Hence, yes, effectively heat is the single limiting factor, preventing us from speeding CPU clocks above 5 GHz.
We might better say though: power consumption is the limiting factor. Heat is not the only reason you care about power: increasingly, the energy bilance is an important performance characteristic of a CPU, most obviously in the mobile sector but also in datacenters / supercomputers. And mostly, you get the lowest energy consumption per calculation by using many small processors running at relatively low clock speed.
A: Fundamental limitation of CPU speed is speed of light - and hence this question belong to this site :-) 
Electrical signal in wires travel typically 15cm per nanosecond (~0.5c). 
Large CPU could have die size of ~15x15mm. You can see that to travel corner to corner will take ~0.14ns, 0.28ns for a round trip. So you can see that our rough limitation of speed is already at ... 3.57Ghz. 

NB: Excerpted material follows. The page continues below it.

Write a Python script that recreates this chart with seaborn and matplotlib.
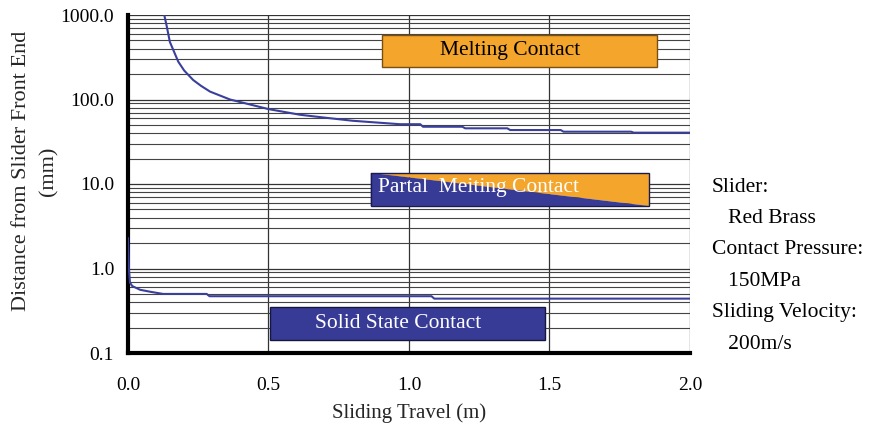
import numpy as np
import pandas as pd
import seaborn as sns
import matplotlib
matplotlib.use("Agg")
import matplotlib.pyplot as plt
from matplotlib.patches import Rectangle, Polygon
from matplotlib.ticker import LogLocator, NullFormatter, FixedLocator

# Upper curve: boundary of melting contact
upper_x = [0.125, 0.137, 0.149, 0.165, 0.179, 0.20, 0.232, 0.26, 0.292, 0.363, 0.43, 0.5,
           0.612, 0.7, 0.8, 0.968, 1.04, 1.05, 1.19, 1.2, 1.35, 1.36, 1.54, 1.55, 1.79, 1.8, 2.0]
upper_y = [1150, 760, 480, 360, 280, 220, 170, 145, 124, 100, 88, 77,
           66, 61, 56, 51, 51, 47.6, 47.6, 45.6, 45.6, 43.5, 43.5, 41.6, 41.6, 40.5, 40.5]

# Lower curve: boundary of solid state contact
lower_x = [0.0, 0.003, 0.007, 0.015, 0.043, 0.08, 0.125, 0.28, 0.29, 1.08, 1.09, 2.0]
lower_y = [2.3, 1.0, 0.68, 0.62, 0.56, 0.53, 0.50, 0.50, 0.47, 0.47, 0.44, 0.44]

x_ticks = [0.0, 0.5, 1.0, 1.5, 2.0]
x_labels = ["0.0", "0.5", "1.0", "1.5", "2.0"]
y_ticks = [0.1, 1.0, 10.0, 100.0, 1000.0]
y_labels = ["0.1", "1.0", "10.0", "100.0", "1000.0"]

note_lines = ["Slider:", "   Red Brass", "Contact Pressure:", "   150MPa",
              "Sliding Velocity:", "   200m/s"]

BLUE = "#373b96"
ORANGE = "#f4a52b"
LINE = "#3a3f9c"

sns.set_style("white")
plt.rcParams["font.family"] = ["Liberation Serif", "DejaVu Serif"]

fig = plt.figure(figsize=(8.7, 4.29), dpi=100)
ax = fig.add_axes([128/870, 1 - 353/429, (690-128)/870, (353-15)/429])

df_u = pd.DataFrame({"x": upper_x, "y": upper_y})
df_l = pd.DataFrame({"x": lower_x, "y": lower_y})
sns.lineplot(data=df_u, x="x", y="y", ax=ax, color=LINE, lw=1.5, estimator=None, sort=False, zorder=5)
sns.lineplot(data=df_l, x="x", y="y", ax=ax, color=LINE, lw=1.5, estimator=None, sort=False, zorder=5)

ax.set_yscale("log")
ax.set_xlim(0, 2.0)
ax.set_ylim(0.1, 1000)

ax.xaxis.set_major_locator(FixedLocator(x_ticks))
ax.set_xticklabels(x_labels)
ax.yaxis.set_major_locator(FixedLocator(y_ticks))
ax.set_yticklabels(y_labels)
ax.yaxis.set_minor_locator(LogLocator(base=10, subs=np.arange(2, 10)))
ax.yaxis.set_minor_formatter(NullFormatter())

ax.grid(which="major", axis="both", color="#333333", lw=0.9)
ax.grid(which="minor", axis="y", color="#444444", lw=0.8)
ax.set_axisbelow(True)

for s in ["top", "right"]:
    ax.spines[s].set_visible(False)
for s in ["left", "bottom"]:
    ax.spines[s].set_linewidth(3)
    ax.spines[s].set_color("black")

ax.tick_params(which="major", direction="in", length=7, width=3, labelsize=14, colors="black")
ax.tick_params(axis="x", pad=17)
ax.tick_params(axis="y", pad=10)
ax.tick_params(which="minor", length=0)

ax.set_xlabel("Sliding Travel (m)", fontsize=15, labelpad=7)
ax.set_ylabel("Distance from Slider Front End\n(mm)", fontsize=16, linespacing=1.6)
ax.yaxis.label.set_va("center")
ax.yaxis.set_label_coords(-0.165, 0.538)

tr = ax.transAxes
# Melting contact box
ax.add_patch(Rectangle((0.452, 0.846), 0.489, 0.095, transform=tr, facecolor=ORANGE,
                       edgecolor="#7a5010", lw=1.0, zorder=6))
ax.text(0.680, 0.8935, "Melting Contact", transform=tr, ha="center", va="center",
        fontsize=15.5, color="black", zorder=7)

# Partial melting box (diagonally split)
x0, x1, y0, y1 = 0.432, 0.927, 0.435, 0.533
ax.add_patch(Polygon([(x0, y1), (x1, y1), (x1, y0)], closed=True, transform=tr,
                     facecolor=ORANGE, edgecolor="none", zorder=6))
ax.add_patch(Polygon([(x0, y1), (x1, y0), (x0, y0)], closed=True, transform=tr,
                     facecolor=BLUE, edgecolor="none", zorder=6))
ax.add_patch(Rectangle((x0, y0), x1 - x0, y1 - y0, transform=tr, facecolor="none",
                       edgecolor="#1a1c50", lw=1.0, zorder=6))
ax.text(x0 + 0.012, 0.49, "Partal  Meiting Contact", transform=tr, ha="left", va="center",
        fontsize=15.5, color="white", zorder=7)

# Solid state box
ax.add_patch(Rectangle((0.253, 0.038), 0.489, 0.098, transform=tr, facecolor=BLUE,
                       edgecolor="#15173f", lw=1.0, zorder=6))
ax.text(0.4805, 0.087, "Solid State Contact", transform=tr, ha="center", va="center",
        fontsize=15.5, color="white", zorder=7)

# Side note
for i, t in enumerate(note_lines):
    fig.text(712/870, 1 - (187 + i*31.5)/429, t, fontsize=15.5, ha="left", va="center", color="black")

fig.savefig("out.png", dpi=100)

Surely there is no way around speed of light, other than making things smaller - but this is no longer helping as we are indeed getting limited by power density (exceeding one in core of nuclear reactor).
3D chips will make interconnections much shorter, but problem of heat dissipation will get worse. 
After all that - there are inductance/capacicance/resistances around. The smaller wires you have - the larger their resistance gets. But it's probably not the worst part of the problem. 
On the good side - engineers used to work with "slow" propagation of signals   using pipelined designs and massively parallel computation.